Reforms set to help Indian banks to cut bad loans
Union Bank of India will open 100 domestic branches this year, says top executive
India's new banking reforms, including the country's first national bankruptcy law, will have a far reaching positive impact at a time when financial institutions, especially public sector banks (PSBs), grapple with a growing pile of bad loans, the head of one of the leading lenders said.
The national bankruptcy law, recently passed by India's parliament, could transform one of the slowest insolvency regimes of any major economy into one of the fastest by enabling lenders to recover their dues within six to nine months in contrast to the current system in which banks often have to wage protracted legal battles to recover debts, said Arun Tiwari, chairman and managing director of Union Bank of India (UBI).
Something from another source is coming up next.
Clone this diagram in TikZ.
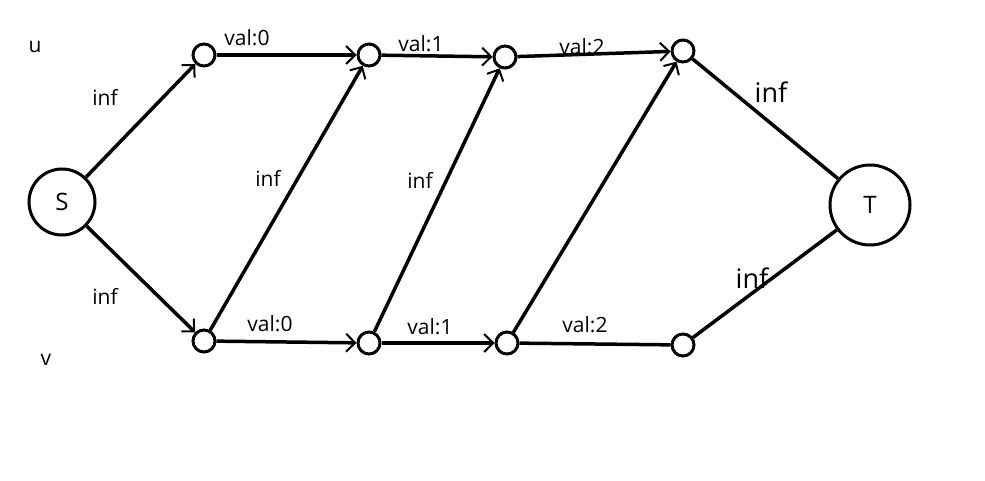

UBI, which made a loan loss provision of Rs20.08 billion in the January-March 2016 quarter, is the only public sector bank that did not run into red although it posted a 78.34 per cent fall in net profit in the quarter.
Although a sharp jump in loan loss provisions was a drag on UBI's fourth quarter bottom-line, it is the only bank among public sector units that had posted a profit in the quarter. "Our prudent policy had saved us. The current year, we hope to bring down non-performing assets [NPAs]," Tiwari told Khaleej Times in an interview during his visit to the UAE.
Mounting NPAs have become one of the biggest challenges faced by India's banking system. The country's 20 PSBs had to write off more than Rs1,140 billion of bad loans in 2015-16. The Reserve Bank of India has given banks time till March 2017 to clean up their balance sheets and provide for all stressed assets in a move to prevent a probable systemic collapse.
The overhaul of the banking system also comes at a time when billionaire liquor baron and owner of defunct Kingfisher airline Vijay Mallya fled India after defaulting on debts estimated at more than Rs100 billion.
"We should not be finding fault with public sector banks for the huge build up in NPAs. When the economy was booming since 2008, a lot of infrastructure projects were launched and public sector banks came forward to fund most of the requirements. When the economy went down, these projects got hit as commodity prices plummeted globally," said Tiwari.
He said 60 per cent of UBI's NPA is coming out of its portfolio financing which is the core sector. "Now I see green shoots in steel, which was the hardest hit. Since steel consumption in India is one of the lowest in the world, there is a lot of potential for the sector to recover fast."
UBI, which operates a full-fledged branch in Dubai International Financial Centre, has seen 8.7 per cent growth in its loan book, including trade lines, ECB loans and trade finance across all industries in the current year.
"We are happy with the performance. We are a bank that is regulatory-compliant. We prefer not to do business than to be on the wrong side of the law. If our business is not regulatory-complaint, we will not do that," said Tiwari.
He said UBI is on an expansion mode within and outside India. "Every year, we are opening one overseas branch. This year, we will open one in Shanghai. Our next foray will be Africa. In India, UBI is on track to open 100 branches this year at those centres which are showing growth potential."
Tiwari is upbeat about the Indian economy in general and the banking industry in particular. Banks in India are forecast to record 10 to 11 per cent growth in credit lines.
"Given the kind of reforms this government had initiated over the past two years, the economy has to grow at a faster pace of 7.5 per cent and the banking sector will continue to be a greater partner in the growth story. Banking gives wheels to the economy and if the economy picks up, the banking sector will also boom," said Tiwari.
He said UBI is focusing on increasing advances to retail, agriculture and micro, small and medium enterprise segments. "By focusing on these, we get better returns, our risk is spread and we get a larger customer base."
He said one thing that differentiates Union Bank of India is that "we are working on the past one year on predictive business analytics. Nobody has done it before. This is giving us excellent results."
"As of today, 67 per cent of our customer-facing transactions are e-transactions, one of the highest in India. In the next one year, we want to enhance it to 75 per cent," said Tiwari.
On the current initiative of bank amalgamation, he said: "Banking is not arithmetic. It is human chemistry. Financials can merge, but what about the culture? So, our government is creating an environment whereby intended partners can merge or consolidate."
"Is consolidation for size or efficiency? I believe if merging of banks results in enhanced efficiency, it is good. Every bank should find its own niche area," said Tiwari.